Google Public NTP’s documented approach is a 24-hour linear leap smear (noon-to-noon UTC), with about 11.6 ppm frequency change and temporary deviation from unsmeared UTC during the smear window.
Required governance
- declare whether your estate is smear or step,
- do not mix policies inside a tightly-coupled event pipeline,
- if you must interoperate, explicitly convert/normalize at boundaries.
5) Timestamping semantics at the application layer
Define timestamp fields with meaning, not just datatype.
Recommended event schema:
event_time_utc(RFC3339 with subsecond precision)event_time_source(exchange, gateway, app, db)ingest_time_utcprocess_monotonic_nsclock_state(offset estimate, sync source id, leap state)
This makes backtesting, forensic reconstruction, and audit defensible.
6) Monitoring & SLOs for time quality
Treat time as an SLO surface.
Minimum metrics
- estimated offset to reference
- drift rate (ppm)
- jitter / RMS offset
- source reachability and source changes
- leap status/state
- step events and large corrections
Example SLO framing
% hosts in-sync within target offset% events with trusted clock_state metadatamax unresolved clock incidents per month
7) Incident runbook (clock fault)
When time quality degrades:
- Freeze assumptions: stop trusting cross-host order blindly.
- Capture evidence: sync daemon status, source lists, offset history, leap flags.
- Bound blast radius: isolate affected hosts/services from decision-critical paths.
- Recover safely: prefer controlled slew/step strategy per service sensitivity.
- Annotate data windows: mark suspect intervals for analytics/trading/reporting.
- Postmortem update: root cause + control gap + prevention control.
8) 12-point production checklist
- Time model documented (UTC vs monotonic vs TAI use cases)
- Sync architecture declared (NTP/PTP and source topology)
- Leap policy declared and uniform
- App event schema includes clock provenance
- Drift/offset dashboards with alerting exist
- On-host sync health included in host readiness checks
- Clock step events are audited
- Cross-region source diversity validated
- Runbooks updated for current regulation set (incl. 2025/1155)
- Backtest/analytics pipelines handle suspect-time intervals
- Chaos drill includes clock skew scenario
- Incident review template includes “time quality” section
Common anti-patterns
- using
CLOCK_REALTIMEfor elapsed-time calculations, - assuming “NTP installed” means “time quality solved,”
- mixing smeared and unsmeared UTC silently,
- storing timestamps without source/provenance,
- ignoring regulation changes after initial compliance project.
References
- Linux man-pages —
clock_gettime(2)
https://man7.org/linux/man-pages/man2/clock_gettime.2.html - Chrony examples (config + observed accuracy behavior)

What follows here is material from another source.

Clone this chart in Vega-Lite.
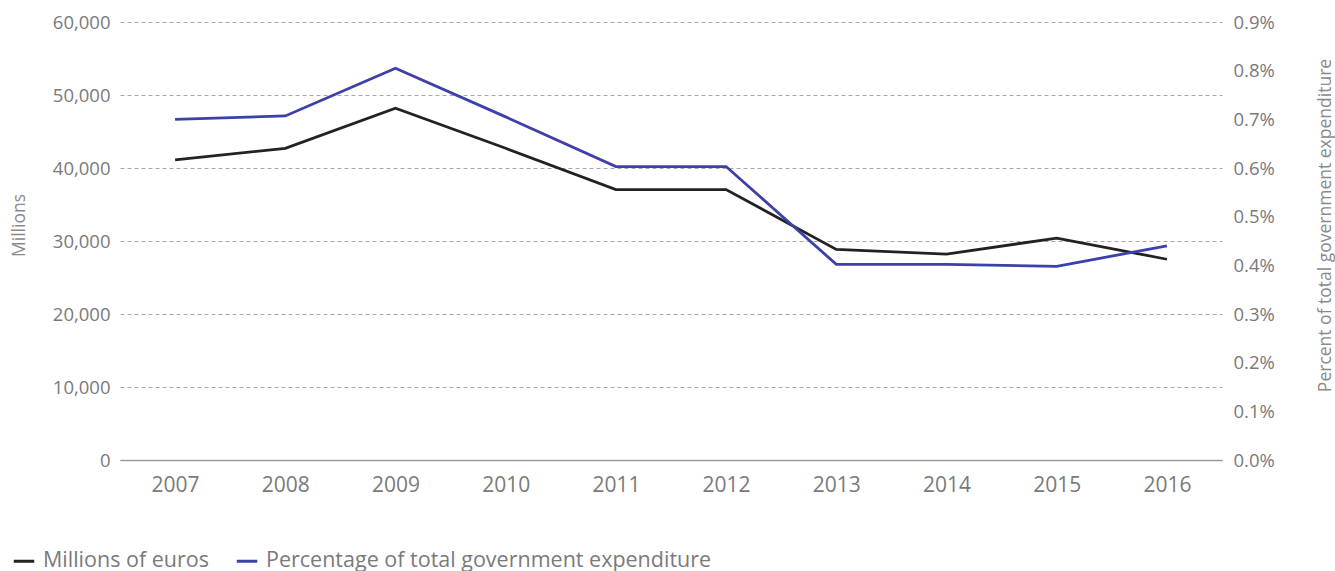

https://chrony-project.org/examples.html - LinuxPTP —
ptp4l
https://www.linuxptp.org/documentation/ptp4l/ - LinuxPTP —
phc2sys
https://www.linuxptp.org/documentation/phc2sys/ - Google Public NTP leap smear
https://developers.google.com/time/smear - UK legislation mirror — EU 2017/574 (includes Annex tables and repeal status metadata)
https://www.legislation.gov.uk/eur/2017/574 - EUR-Lex — EU 2025/1155 (repeals 2017/574 and updates framework)
https://eur-lex.europa.eu/eli/reg_del/2025/1155/oj/eng
One-line takeaway
If you don’t operate time as infrastructure, every “precise” metric and timeline in your system is potentially fiction.